IBM lab manipulates single atoms to create prototype memory two orders of magnitude smaller than current technology - but commercialisation is unlikely anytime soon.

IBM research scientists have unveiled the world’s smallest memory unit. Able to store one bit of information, the device comprises just twelve magnetic atoms assembled one atom at a time using a scanning tunnelling microscope.

Current storage technology has advanced according to a trend dubbed "Moore’s Law" (after Intel founder Gordon Moore) which postulates a doubling of memory storage density (bits/unit area) every 18 months. Hard disks store one bit using around a million atoms, while the solid state memory typical of portable devices such a smart phones requires around 1.6 million.

"We as an industry have been following for many years this trend [Moore’s Law] where we incrementally decrease the size of [transistors] each year.

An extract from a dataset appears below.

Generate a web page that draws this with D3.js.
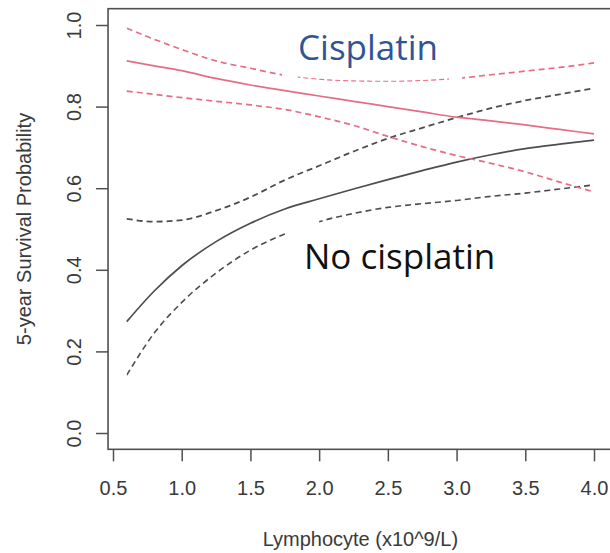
<!DOCTYPE html>
<html>
<head>
<meta charset="utf-8">
<script src="https://cdn.jsdelivr.net/npm/d3@7"></script>
<style>
  html, body { margin: 0; padding: 0; background: #ffffff; }
  svg { display: block; }
</style>
</head>
<body>
<svg id="chart" width="610" height="553"></svg>
<script>
// Lymphocyte count (x10^9/L) at which the fitted curves are evaluated
const lymph = [0.6, 0.8, 1.0, 1.25, 1.5, 1.75, 2.0, 2.25, 2.5, 2.75, 3.0, 3.25, 3.5, 3.75, 4.0];

// Cisplatin group: fitted 5-year survival and confidence band
const cisFit   = [0.912, 0.900, 0.888, 0.869, 0.853, 0.839, 0.826, 0.813, 0.800, 0.787, 0.774, 0.765, 0.755, 0.744, 0.733];
const cisUpper = [0.992, 0.965, 0.940, 0.912, 0.894, 0.877, 0.867, 0.863, 0.862, 0.864, 0.869, 0.878, 0.887, 0.896, 0.907];
const cisLower = [0.838, 0.830, 0.822, 0.813, 0.804, 0.793, 0.775, 0.754, 0.727, 0.702, 0.680, 0.661, 0.640, 0.615, 0.591];

// No-cisplatin group: fitted 5-year survival and confidence band
const noCisFit   = [0.273, 0.348, 0.410, 0.469, 0.514, 0.549, 0.574, 0.598, 0.621, 0.643, 0.664, 0.682, 0.697, 0.708, 0.718];
const noCisUpper = [0.525, 0.518, 0.522, 0.545, 0.578, 0.620, 0.655, 0.690, 0.722, 0.748, 0.773, 0.796, 0.815, 0.830, 0.845];
const noCisLower = [0.142, 0.245, 0.320, 0.392, 0.448, 0.488, 0.518, 0.538, 0.553, 0.562, 0.570, 0.580, 0.588, 0.598, 0.608];

// Stretches of the band lines hidden behind the annotation boxes (lymphocyte units)
const cisUpperHidden   = [[1.73, 1.845], [2.945, 3.04]];
const cisUpperFine     = [[1.845, 2.945]];
const noCisLowerHidden = [[1.765, 2.0]];

// Axis ticks
const xTicks = [0.5, 1.0, 1.5, 2.0, 2.5, 3.0, 3.5, 4.0];
const yTicks = [0.0, 0.2, 0.4, 0.6, 0.8, 1.0];

// Labels
const xTitle = "Lymphocyte (x10^9/L)";
const yTitle = "5-year Survival Probability";
const cisLabel = "Cisplatin";
const noCisLabel = "No cisplatin";

const RED = "#e76d83";
const GREY = "#4d4d4d";
const AXIS = "#505050";
const TEXT = "#3a3a3a";

const svg = d3.select("#chart");

const x = d3.scaleLinear().domain([0.5, 4.0]).range([113, 594]);
const y = d3.scaleLinear().domain([0, 1]).range([433, 25]);

// R-style plot region: 4% padding around the data range
const xPad = (lymph[lymph.length - 1] - lymph[0]) * 0.04;
const box = {
  x0: x(lymph[0] - xPad), x1: x(lymph[lymph.length - 1] + xPad),
  y0: y(1.04), y1: y(-0.04)
};

// Axes
const tickFont = "Liberation Sans, Arial, sans-serif";

const xAxis = d3.axisBottom(x).tickValues(xTicks).tickFormat(d3.format(".1f"))
  .tickSize(12).tickPadding(19);
const gx = svg.append("g").attr("transform", `translate(0,${box.y1})`).call(xAxis);
gx.select(".domain").remove();
gx.selectAll(".tick line").attr("stroke", AXIS).attr("stroke-width", 1.5);
gx.selectAll(".tick text").attr("fill", TEXT).style("font-family", tickFont).style("font-size", "20px");

const yAxis = d3.axisLeft(y).tickValues(yTicks).tickFormat(d3.format(".1f")).tickSize(12);
const gy = svg.append("g").attr("transform", `translate(${box.x0},0)`).call(yAxis);
gy.select(".domain").remove();
gy.selectAll(".tick line").attr("stroke", AXIS).attr("stroke-width", 1.5);
gy.selectAll(".tick text")
  .attr("fill", TEXT).style("font-family", tickFont).style("font-size", "20px")
  .attr("transform", "rotate(-90)")
  .attr("text-anchor", "middle")
  .attr("x", 0).attr("y", -27).attr("dy", null);

// Plot frame
svg.append("rect")
  .attr("x", box.x0).attr("y", box.y0)
  .attr("width", box.x1 - box.x0).attr("height", box.y1 - box.y0)
  .attr("fill", "none").attr("stroke", AXIS).attr("stroke-width", 1.6);

// Axis titles
svg.append("text")
  .attr("x", (box.x0 + box.x1) / 2).attr("y", 546)
  .attr("text-anchor", "middle").attr("fill", TEXT)
  .style("font-family", tickFont).style("font-size", "20px")
  .text(xTitle);

svg.append("text")
  .attr("transform", `translate(31,${(box.y0 + box.y1) / 2}) rotate(-90)`)
  .attr("text-anchor", "middle").attr("fill", TEXT)
  .style("font-family", tickFont).style("font-size", "20px")
  .text(yTitle);

// Helpers for partially hidden lines
function complement(intervals, lo, hi) {
  const sorted = intervals.slice().sort((a, b) => a[0] - b[0]);
  const out = [];
  let start = lo;
  sorted.forEach(([a, b]) => {
    if (a > start) out.push([start, a]);
    start = Math.max(start, b);
  });
  if (start < hi) out.push([start, hi]);
  return out;
}

const defs = svg.append("defs");
let clipCount = 0;
function makeClip(intervals) {
  const id = "clip" + (clipCount++);
  const cp = defs.append("clipPath").attr("id", id);
  cp.selectAll("rect").data(intervals).join("rect")
    .attr("x", d => x(d[0])).attr("width", d => x(d[1]) - x(d[0]))
    .attr("y", 0).attr("height", 553);
  return `url(#${id})`;
}

const line = d3.line()
  .x((d, i) => x(lymph[i]))
  .y(d => y(d))
  .curve(d3.curveMonotoneX);

const lo = lymph[0], hi = lymph[lymph.length - 1];

function drawSeries(values, opts) {
  const p = svg.append("path")
    .datum(values)
    .attr("d", line)
    .attr("fill", "none")
    .attr("stroke", opts.color)
    .attr("stroke-width", opts.width)
    .attr("stroke-linejoin", "round");
  if (opts.dash) p.attr("stroke-dasharray", opts.dash);
  if (opts.clip) p.attr("clip-path", opts.clip);
  return p;
}

// No-cisplatin curves
drawSeries(noCisUpper, { color: GREY, width: 1.8, dash: "6,4" });
drawSeries(noCisLower, { color: GREY, width: 1.6, dash: "6,4",
  clip: makeClip(complement(noCisLowerHidden, lo, hi)) });
drawSeries(noCisFit, { color: GREY, width: 1.7 });

// Cisplatin curves
drawSeries(cisUpper, { color: RED, width: 1.7, dash: "6,4",
  clip: makeClip(complement(cisUpperHidden.concat(cisUpperFine), lo, hi)) });
drawSeries(cisUpper, { color: RED, width: 1.1, dash: "5,3",
  clip: makeClip(cisUpperFine) });
drawSeries(cisLower, { color: RED, width: 1.7, dash: "6,4" });
drawSeries(cisFit, { color: RED, width: 1.7 });

// Group annotations
svg.append("text")
  .attr("x", 298).attr("y", 60)
  .attr("fill", "#2f5597")
  .style("font-family", "Open Sans, Noto Sans, sans-serif")
  .style("font-size", "35px")
  .text(cisLabel);

svg.append("text")
  .attr("x", 304).attr("y", 269)
  .attr("fill", "#111111")
  .style("font-family", "Open Sans, Noto Sans, sans-serif")
  .style("font-size", "35px")
  .text(noCisLabel);
</script>
</body>
</html>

We’ve jumped to the ultimate end…to build structures one atom at a time," Andreas Heinrich, a physicist at IBM Research – Almaden, in California said.

"In this breakthrough…we have stored magnetic information [one bit] using only 12 atoms."

The atomic-scale memory device works by aligning the magnetic "spin" properties of all 12 atoms in one direction to represent a "1" and the opposite direction for a "0". The aligned group can’t interfere with adjacent aligned groups and the alignment is maintained "for hours", according to the company.

IBM demonstrated the ability to pack adjacent magnetic bits much closer together than was previously possible thus greatly increasing the storage density.

IBM’s development is unlikely to be seen in a consumer electronics product anytime soon. Changing the state of the memory device from a "0" to a "1" requires the services of the scanning tunnelling microscope that was used to construct the memory in the first place.

Sources inside the lab also noted that the 12-atom memory device only works at very low temperatures and a room temperature-functioning equivalent actually requires around 100 atoms. IBM has said nothing about commercialising the technology.

Current memory storage for portable products is dominated by flash, a non-volatile (ie able to store information without requiring power) solid state memory. Consistent development of the technology has led to chips that are able to store up to 16 gigabits.

While the expected trend as a factor of two every three years (as per original version of Moore’s law), this has recently been accelerated in the case of NAND flash to a factor of two every two years.

However, as the chip features are now approaching dimensions as small as 20 nanometers (billionths of a metre) quantum physical barriers threaten to limit further shrinkage. Manufacturers are exploring density increases by adopting innovative manufacturing techniques such as 3-D stacking of transistors.

Flash memory chips are cheap and plentiful and available to the Australian electronics sector via suppliers such as element14 and RS Components.